This article isn’t personal advice. If you’re not sure whether an investment is right for you please seek advice. If you choose to invest the value of your investment will rise and fall, so you could get back less than you put in.

Just as the country is saving more, banks are paying much less interest.

Why? Well before we get into the current environment, let's look at how banks ‘usually' set their savings rates, and then what's changed.

This article isn't personal advice. It's aimed at those who are comfortable with making their own decisions.

Why do banks need people to save with them? To put it simply, it's to fund their lending.

Banks, like other companies, are set up to make a profit. They make money by lending out at a higher rate than they pay to get it in. The difference is called a net interest margin.

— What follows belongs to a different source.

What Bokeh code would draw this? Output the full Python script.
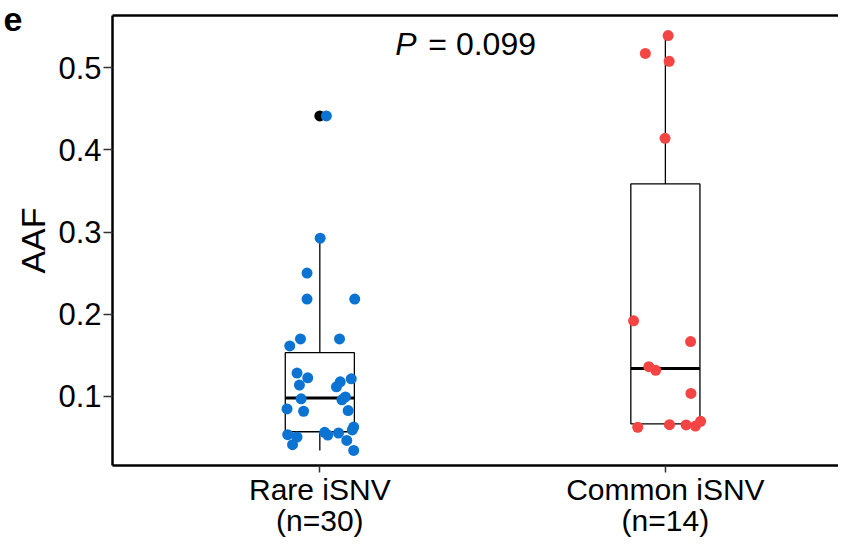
import numpy as np
from bokeh.plotting import figure
from bokeh.models import FixedTicker, LinearAxis, Label, Range1d, ColumnDataSource
from bokeh.embed import file_html
from bokeh.resources import INLINE

# ---- data ----
categories = ["Rare iSNV\n(n=30)", "Common iSNV\n(n=14)"]
cat_pos = [1, 2]
y_ticks = [0.1, 0.2, 0.3, 0.4, 0.5]

rare_aaf = [0.4415, 0.2925, 0.250, 0.2183, 0.2183, 0.1698, 0.1612, 0.1698,
            0.1282, 0.1224, 0.1135, 0.1175, 0.1114, 0.1212, 0.0967, 0.0991,
            0.0955, 0.0845, 0.0816, 0.0825, 0.0531, 0.0502, 0.0409, 0.0559,
            0.0526, 0.0551, 0.0461, 0.0624, 0.0588, 0.0339]
rare_jitter = [0.019, 0.001, -0.037, -0.037, 0.101, -0.056, -0.087, 0.057,
               -0.066, -0.035, -0.059, 0.059, 0.048, 0.091, -0.054, 0.074,
               0.064, -0.095, -0.047, 0.082, -0.093, -0.066, -0.079, 0.014,
               0.023, 0.054, 0.078, 0.098, 0.094, 0.098]

common_aaf = [0.5394, 0.5177, 0.508, 0.4142, 0.1918, 0.1665, 0.1359, 0.1315,
              0.1033, 0.0621, 0.0653, 0.0649, 0.0636, 0.0694]
common_jitter = [0.008, -0.058, 0.011, -0.001, -0.092, 0.073, -0.048, -0.028,
                 0.074, -0.080, 0.012, 0.060, 0.087, 0.102]

group_colors = ["#0B73D2", "#F44444"]
p_value_text = "= 0.099"
panel_tag = "e"

FONT = "Liberation Sans"

p = figure(width=838, height=539,
           x_range=Range1d(0.4, 2.501), y_range=Range1d(0.0155, 0.5639),
           output_backend="svg", toolbar_location=None,
           min_border_left=112, min_border_right=0,
           min_border_top=15, min_border_bottom=70)
p.extra_y_ranges = {"tag": Range1d(0, 1)}
p.xgrid.visible = False
p.ygrid.visible = False
p.outline_line_color = None
p.background_fill_color = "white"
p.border_fill_color = "white"

# ---- axes ----
for ax in (p.xaxis[0], p.yaxis[0]):
    ax.axis_line_width = 2.5
    ax.axis_line_color = "black"
    ax.major_tick_line_color = "#333333"
    ax.major_tick_line_width = 1.5
    ax.major_tick_in = 0
    ax.minor_tick_line_color = None
    ax.major_label_text_font = FONT
    ax.major_label_text_color = "black"

p.yaxis.ticker = FixedTicker(ticks=y_ticks)
p.yaxis.major_tick_out = 9
p.yaxis.major_label_standoff = 2
p.yaxis.major_label_text_font_size = "31px"
p.yaxis.axis_label = "AAF"
p.yaxis.axis_label_text_font = FONT
p.yaxis.axis_label_text_font_size = "34px"
p.yaxis.axis_label_text_font_style = "normal"
p.yaxis.axis_label_text_color = "black"
p.yaxis.axis_label_standoff = 3

p.xaxis.ticker = FixedTicker(ticks=cat_pos)
p.xaxis.major_label_overrides = {c: lab for c, lab in zip(cat_pos, categories)}
p.xaxis.major_tick_out = 7
p.xaxis.major_label_standoff = 0
p.xaxis.major_label_text_font_size = "30px"
p.xaxis.major_label_text_line_height = 0.95

top_axis = LinearAxis(ticker=FixedTicker(ticks=[]), axis_line_width=2.5,
                      axis_line_color="black", major_tick_line_color=None,
                      minor_tick_line_color=None, major_label_text_color=None)
p.add_layout(top_axis, "above")

# panel tag "e" as the single label of an outer, line-less left axis
tag_axis = LinearAxis(y_range_name="tag", ticker=FixedTicker(ticks=[0.992]),
                      major_label_overrides={0.992: panel_tag},
                      axis_line_color=None, major_tick_line_color=None,
                      minor_tick_line_color=None, major_tick_out=0,
                      major_label_standoff=-11, major_label_text_font=FONT,
                      major_label_text_font_size="34px",
                      major_label_text_font_style="bold",
                      major_label_text_color="black")
p.add_layout(tag_axis, "left")

# ---- boxplots ----
groups = [rare_aaf, common_aaf]
jitters = [rare_jitter, common_jitter]
half_w = 0.1
for pos, vals in zip(cat_pos, groups):
    v = np.array(vals)
    q1, med, q3 = np.percentile(v, [25, 50, 75])
    iqr = q3 - q1
    inside = v[(v >= q1 - 1.5 * iqr) & (v <= q3 + 1.5 * iqr)]
    lo, hi = inside.min(), inside.max()
    outl = v[(v < q1 - 1.5 * iqr) | (v > q3 + 1.5 * iqr)]
    p.segment(x0=[pos, pos], y0=[q3, q1], x1=[pos, pos], y1=[hi, lo],
              line_color="black", line_width=1.3)
    p.quad(left=[pos - half_w], right=[pos + half_w], bottom=[q1], top=[q3],
           fill_color="white", line_color="black", line_width=1.3)
    p.segment(x0=[pos - half_w], y0=[med], x1=[pos + half_w], y1=[med],
              line_color="black", line_width=3)
    if len(outl):
        p.scatter(x=[pos] * len(outl), y=list(outl), size=11,
                  fill_color="black", line_color=None)

# ---- jittered points ----
for pos, vals, jit, col in zip(cat_pos, groups, jitters, group_colors):
    src = ColumnDataSource(dict(x=[pos + j for j in jit], y=vals))
    p.scatter(x="x", y="y", source=src, size=11, fill_color=col,
              line_color=None)

# ---- annotations ----
p.add_layout(Label(x=1.2185, y=0.529, text="P", text_font=FONT,
                   text_font_size="32px", text_font_style="italic",
                   text_baseline="middle", text_color="black"))
p.add_layout(Label(x=1.314, y=0.529, text=p_value_text, text_font=FONT,
                   text_font_size="32px", text_baseline="middle",
                   text_color="black"))

open("out.html", "w").write(file_html(p, INLINE))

So their demand for savings deposits will be driven by the amount of money they can lend, without taking on too much risk. They don't want an unlimited amount of money if they can't lend it out. There's a fine balance.

Savings rates can be thought of as the price that banks need to pay to attract the amount of money it needs from savers.

Some banks will need to work harder than others to attract money. High street banks benefit from an established brand and existing relationships with millions of customers, so they don't always need to offer the top rates.

This is why you'll usually find smaller ‘challenger' banks at the top of the rate tables. They won't have a large customer base behind them, so they need to offer headline rates to bring the money in.

But savers aren't the only place that banks can go to get this money. They can also borrow it from the Bank of England (BoE).

What's the base rate and why does it matter?

It's the rate of interest the BoE charges to lend money to banks, and will tend to be used as a reference for the rate at which those banks lend money in the economy.

The BoE uses this rate as part of its monetary policy tool box to influence the economy. Generally speaking, raising the base rate will pump the brakes on a growing economy, and lowering it will fuel a faltering economy.

The economic theory behind these policies is that by lowering the cost of borrowing people have lower mortgage and personal loan payments. This puts more money in their pockets, which then hopefully gets spent. The same also applies for companies, who have lower debt costs, and therefore invest more and pay more dividends. This is why equity markets will tend to rally when rates are cut (unless it was already expected and priced in).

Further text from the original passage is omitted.